====== AVAILABLE DATA ======

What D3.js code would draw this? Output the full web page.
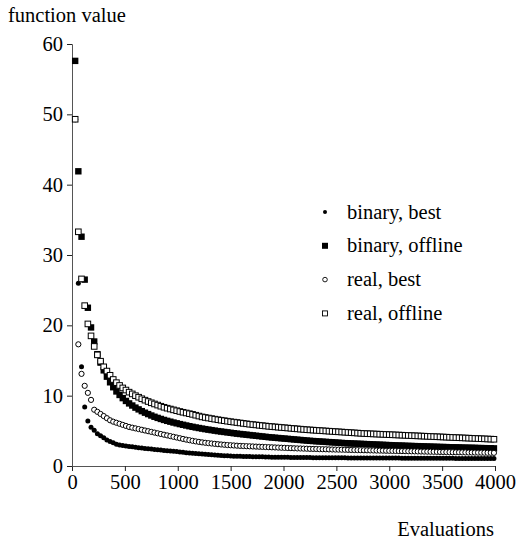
<!DOCTYPE html>
<html>
<head>
<meta charset="utf-8">
<script src="https://cdn.jsdelivr.net/npm/d3@7"></script>
<style>
  body { margin: 0; background: #fff; }
  text { font-family: "Liberation Serif", "Times New Roman", serif; fill: #000; }
</style>
</head>
<body>
<div id="chart"></div>
<script>
// evaluations at which each run was sampled (every 30 evals)
var evaluations = d3.range(30, 4000, 30);

var binaryBest = [
  57.6, 26.0, 14.1, 8.4, 6.4, 5.5, 5.1, 4.6, 4.3, 4.0,
  3.7, 3.5, 3.3, 3.1, 3.0, 2.92, 2.85, 2.78, 2.72, 2.66,
  2.6, 2.55, 2.5, 2.45, 2.4, 2.35, 2.3, 2.26, 2.22, 2.18,
  2.14, 2.1, 2.05, 2.0, 1.95, 1.9, 1.86, 1.82, 1.78, 1.74,
  1.7, 1.68, 1.64, 1.6, 1.56, 1.52, 1.48, 1.46, 1.44, 1.42,
  1.4, 1.39, 1.38, 1.36, 1.35, 1.34, 1.33, 1.32, 1.31, 1.3,
  1.28, 1.27, 1.25, 1.25, 1.24, 1.24, 1.23, 1.23, 1.22, 1.22,
  1.21, 1.21, 1.2, 1.2, 1.2, 1.19, 1.19, 1.18, 1.18, 1.18,
  1.17, 1.17, 1.17, 1.16, 1.16, 1.16, 1.15, 1.15, 1.15, 1.15,
  1.14, 1.14, 1.14, 1.14, 1.13, 1.13, 1.13, 1.13, 1.12, 1.12,
  1.12, 1.12, 1.12, 1.11, 1.11, 1.11, 1.11, 1.11, 1.1, 1.1,
  1.1, 1.1, 1.1, 1.1, 1.09, 1.09, 1.09, 1.09, 1.09, 1.09,
  1.08, 1.08, 1.08, 1.08, 1.08, 1.08, 1.07, 1.07, 1.07, 1.07,
  1.07, 1.07, 1.06
];

var binaryOffline = [
  57.6, 41.9, 32.6, 26.5, 22.5, 19.7, 17.7, 15.9, 14.7, 13.6,
  12.7, 11.9, 11.2, 10.6, 10.1, 9.65, 9.25, 8.9, 8.6, 8.3,
  8.05, 7.8, 7.58, 7.38, 7.18, 7.0, 6.84, 6.69, 6.55, 6.42,
  6.3, 6.18, 6.07, 5.96, 5.86, 5.76, 5.66, 5.57, 5.48, 5.4,
  5.32, 5.24, 5.17, 5.1, 5.03, 4.96, 4.9, 4.84, 4.78, 4.72,
  4.66, 4.6, 4.55, 4.5, 4.45, 4.4, 4.35, 4.3, 4.25, 4.2,
  4.15, 4.1, 4.06, 4.02, 3.98, 3.94, 3.9, 3.86, 3.82, 3.78,
  3.74, 3.7, 3.66, 3.62, 3.58, 3.55, 3.52, 3.49, 3.46, 3.43,
  3.4, 3.37, 3.34, 3.31, 3.28, 3.25, 3.23, 3.21, 3.19, 3.17,
  3.15, 3.13, 3.11, 3.09, 3.07, 3.05, 3.03, 3.01, 2.99, 2.97,
  2.95, 2.93, 2.91, 2.9, 2.88, 2.86, 2.85, 2.83, 2.82, 2.8,
  2.79, 2.77, 2.76, 2.74, 2.73, 2.71, 2.7, 2.69, 2.67, 2.66,
  2.65, 2.64, 2.62, 2.61, 2.6, 2.59, 2.58, 2.56, 2.55, 2.54,
  2.53, 2.52, 2.51
];

var realBest = [
  49.3, 17.3, 13.1, 11.4, 10.4, 9.4, 8.0, 7.7, 7.4, 7.1,
  6.8, 6.5, 6.3, 6.15, 6.0, 5.85, 5.7, 5.55, 5.45, 5.35,
  5.25, 5.15, 5.05, 4.95, 4.85, 4.75, 4.65, 4.55, 4.45, 4.35,
  4.25, 4.15, 4.05, 3.95, 3.85, 3.75, 3.67, 3.58, 3.5, 3.43,
  3.36, 3.3, 3.25, 3.2, 3.15, 3.1, 3.06, 3.02, 2.98, 2.95,
  2.92, 2.89, 2.86, 2.84, 2.82, 2.8, 2.78, 2.76, 2.74, 2.72,
  2.7, 2.68, 2.66, 2.64, 2.62, 2.6, 2.58, 2.56, 2.54, 2.52,
  2.5, 2.49, 2.47, 2.46, 2.44, 2.43, 2.42, 2.4, 2.39, 2.38,
  2.36, 2.35, 2.34, 2.33, 2.32, 2.31, 2.3, 2.28, 2.27, 2.26,
  2.25, 2.24, 2.23, 2.22, 2.21, 2.2, 2.19, 2.18, 2.17, 2.16,
  2.15, 2.14, 2.13, 2.12, 2.11, 2.1, 2.09, 2.08, 2.07, 2.06,
  2.05, 2.04, 2.03, 2.02, 2.01, 2.0, 1.99, 1.98, 1.97, 1.96,
  1.95, 1.95, 1.94, 1.93, 1.92, 1.92, 1.91, 1.9, 1.9, 1.89,
  1.88, 1.88, 1.87
];

var realOffline = [
  49.3, 33.3, 26.6, 22.8, 20.2, 18.5, 17.0, 15.8, 14.9, 14.1,
  13.5, 12.9, 12.3, 11.85, 11.45, 11.1, 10.8, 10.5, 10.25, 10.0,
  9.78, 9.56, 9.36, 9.17, 8.99, 8.82, 8.66, 8.5, 8.35, 8.22,
  8.1, 7.98, 7.86, 7.75, 7.64, 7.54, 7.44, 7.34, 7.22, 7.1,
  6.98, 6.9, 6.82, 6.74, 6.66, 6.58, 6.51, 6.44, 6.37, 6.3,
  6.24, 6.18, 6.12, 6.06, 6.0, 5.94, 5.89, 5.84, 5.79, 5.74,
  5.69, 5.64, 5.6, 5.56, 5.52, 5.48, 5.44, 5.4, 5.36, 5.32,
  5.28, 5.24, 5.2, 5.16, 5.13, 5.1, 5.07, 5.04, 5.01, 4.98,
  4.95, 4.92, 4.89, 4.86, 4.83, 4.8, 4.77, 4.74, 4.71, 4.68,
  4.65, 4.62, 4.6, 4.58, 4.56, 4.54, 4.52, 4.5, 4.48, 4.46,
  4.44, 4.42, 4.4, 4.38, 4.36, 4.34, 4.32, 4.3, 4.28, 4.26,
  4.24, 4.22, 4.2, 4.18, 4.16, 4.14, 4.12, 4.1, 4.08, 4.06,
  4.04, 4.02, 4.0, 3.98, 3.96, 3.94, 3.92, 3.9, 3.88, 3.86,
  3.84, 3.82, 3.8
];

var seriesNames = ["binary, best", "binary, offline", "real, best", "real, offline"];
var xTicks = [0, 500, 1000, 1500, 2000, 2500, 3000, 3500, 4000];
var yTicks = [0, 10, 20, 30, 40, 50, 60];

var svgWidth = 522;
var svgHeight = 542;
var margin = { top: 44, right: 27, bottom: 76, left: 72 };
var width = svgWidth - margin.left - margin.right;
var height = svgHeight - margin.top - margin.bottom;
var fontSize = "20.5px";

var svg = d3.select("#chart")
  .append("svg")
  .attr("width", svgWidth)
  .attr("height", svgHeight);

svg.append("rect").attr("width", svgWidth).attr("height", svgHeight).attr("fill", "#fff");

var chartGroup = svg.append("g")
  .attr("transform", `translate(${margin.left}, ${margin.top})`);

var xScale = d3.scaleLinear().domain([0, 4000]).range([0, width]);
var yScale = d3.scaleLinear().domain([0, 60]).range([height, 0]);

// axes
var bottomAxis = d3.axisBottom(xScale).tickValues(xTicks).tickSize(5).tickPadding(3).tickFormat(d3.format("d"));
var leftAxis = d3.axisLeft(yScale).tickValues(yTicks).tickSize(5).tickPadding(4);

var xAxisG = chartGroup.append("g")
  .attr("transform", `translate(0, ${height})`)
  .call(bottomAxis);
var yAxisG = chartGroup.append("g").call(leftAxis);

[xAxisG, yAxisG].forEach(function(g) {
  g.attr("font-family", null).attr("font-size", null);
  g.select(".domain").attr("stroke", "#555").attr("stroke-width", 1);
  g.selectAll(".tick line").attr("stroke", "#222").attr("stroke-width", 1);
  g.selectAll("text")
    .style("font-family", "'Liberation Serif', serif")
    .style("font-size", fontSize)
    .attr("fill", "#000");
});

// markers
function drawSeries(values, kind) {
  var pts = evaluations.map(function(e, i) { return { x: e, y: values[i] }; });
  var g = chartGroup.append("g");
  if (kind === "binaryBest") {
    g.selectAll("circle").data(pts).enter().append("circle")
      .attr("cx", d => xScale(d.x)).attr("cy", d => yScale(d.y))
      .attr("r", 2.5).attr("fill", "#000");
  } else if (kind === "realBest") {
    g.selectAll("circle").data(pts).enter().append("circle")
      .attr("cx", d => xScale(d.x)).attr("cy", d => yScale(d.y))
      .attr("r", 2.6).attr("fill", "#fff").attr("stroke", "#000").attr("stroke-width", 1);
  } else if (kind === "binaryOffline") {
    g.selectAll("rect").data(pts).enter().append("rect")
      .attr("x", d => xScale(d.x) - 3.2).attr("y", d => yScale(d.y) - 3.2)
      .attr("width", 6.4).attr("height", 6.4).attr("fill", "#000");
  } else {
    g.selectAll("rect").data(pts).enter().append("rect")
      .attr("x", d => xScale(d.x) - 2.8).attr("y", d => yScale(d.y) - 2.8)
      .attr("width", 5.6).attr("height", 5.6).attr("fill", "#fff")
      .attr("stroke", "#000").attr("stroke-width", 1);
  }
}

drawSeries(binaryBest, "binaryBest");
drawSeries(binaryOffline, "binaryOffline");
drawSeries(realBest, "realBest");
drawSeries(realOffline, "realOffline");

// legend
var legend = svg.append("g").attr("transform", "translate(325, 212)");
seriesNames.forEach(function(name, i) {
  var row = legend.append("g").attr("transform", `translate(0, ${i * 33.8})`);
  if (i === 0) row.append("circle").attr("r", 2).attr("fill", "#000");
  if (i === 1) row.append("rect").attr("x", -3).attr("y", -3).attr("width", 6).attr("height", 6).attr("fill", "#000");
  if (i === 2) row.append("circle").attr("r", 2.3).attr("fill", "#fff").attr("stroke", "#000").attr("stroke-width", 0.9);
  if (i === 3) row.append("rect").attr("x", -2.5).attr("y", -2.5).attr("width", 5).attr("height", 5).attr("fill", "#fff").attr("stroke", "#000").attr("stroke-width", 0.9);
  row.append("text")
    .attr("x", 22).attr("y", 6.5)
    .style("font-size", fontSize)
    .text(name);
});

// axis titles
svg.append("text")
  .attr("x", 8).attr("y", 22)
  .style("font-size", fontSize)
  .text("function value");

svg.append("text")
  .attr("x", 494).attr("y", 536)
  .attr("text-anchor", "end")
  .style("font-size", fontSize)
  .text("Evaluations");
</script>
</body>
</html>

======

• **GIVEN PROBLEM**: Without the pictures, return the listing above from its first line through the line that has "var evaluations = d3.range(30, 4000, 30);".

• **SOLUTION TO THE PROBLEM**:
What D3.js code would draw this? Output the full web page.
<!DOCTYPE html>
<html>
<head>
<meta charset="utf-8">
<script src="https://cdn.jsdelivr.net/npm/d3@7"></script>
<style>
  body { margin: 0; background: #fff; }
  text { font-family: "Liberation Serif", "Times New Roman", serif; fill: #000; }
</style>
</head>
<body>
<div id="chart"></div>
<script>
// evaluations at which each run was sampled (every 30 evals)
var evaluations = d3.range(30, 4000, 30);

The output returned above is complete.